Research World (September 2006)

Date of publication: September 1, 2006

Catalogue: Research World 2006

Author: ESOMAR B.V.


Projections about future developments, delivering expectations, indicating trends and making predictions, are activities that do attract attention. And of course, carefully formed opinions about what will happen in the future are indispensable to the planning process. But just how reliable are these forecasts? It seems that predicting the future has become a business in itself - with huge financial interests - in which mostly self-appointed gurus and trend watchers have developed a lucrative trade in prognoses and prophecies. Are they really any different from the seers and clairvoyants that through the ages provided decision makers with their visions? Not to forget the multitude of “voodoo polls”, on-line political polls and analyses by the media that often go just skin deep. Predicting is fine - but ultimately it is not just about making predictions about the future. Timing is also crucial: to what particular point in time do the estimates relate and just how accurate are they? Best guesses might be welcome, but are not always sufficient. Much more preferable are systematic, independent and rigorous approaches on a continual basis - at least then the contribution of research can be more solid. Not that the aspiration is for research to bring universal happiness, but standards of professionalism should be respected. We have been looking ahead in Research World since the beginning of this year. In this issue we will explore the predictive quality of research from different angles.
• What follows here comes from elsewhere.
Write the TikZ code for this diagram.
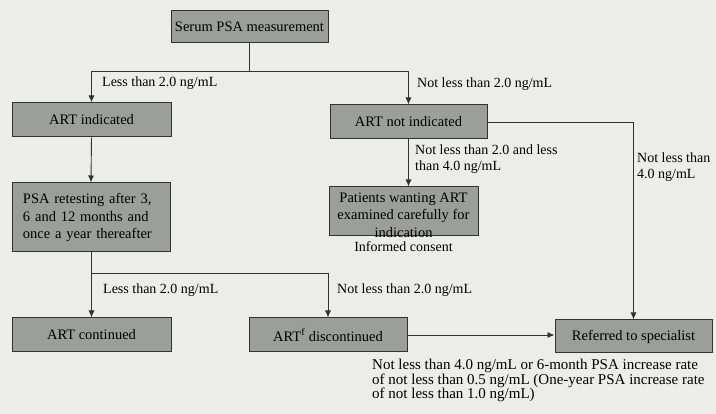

To avoid the myopia of the chronic emphasis on the short term, we will focus on long term developments and changes in areas that affect us all, such as the biomedical world and technology. We will focus on scenario planning and look at trends and hypes. We will try in particular to get a picture of the role of research. Can research help companies to pleasantly surprise consumers? Or make existing products obsolete, as people have said so insistently in the past? What can modern research do? Can it deliver photos, snapshots or reliable forecasts?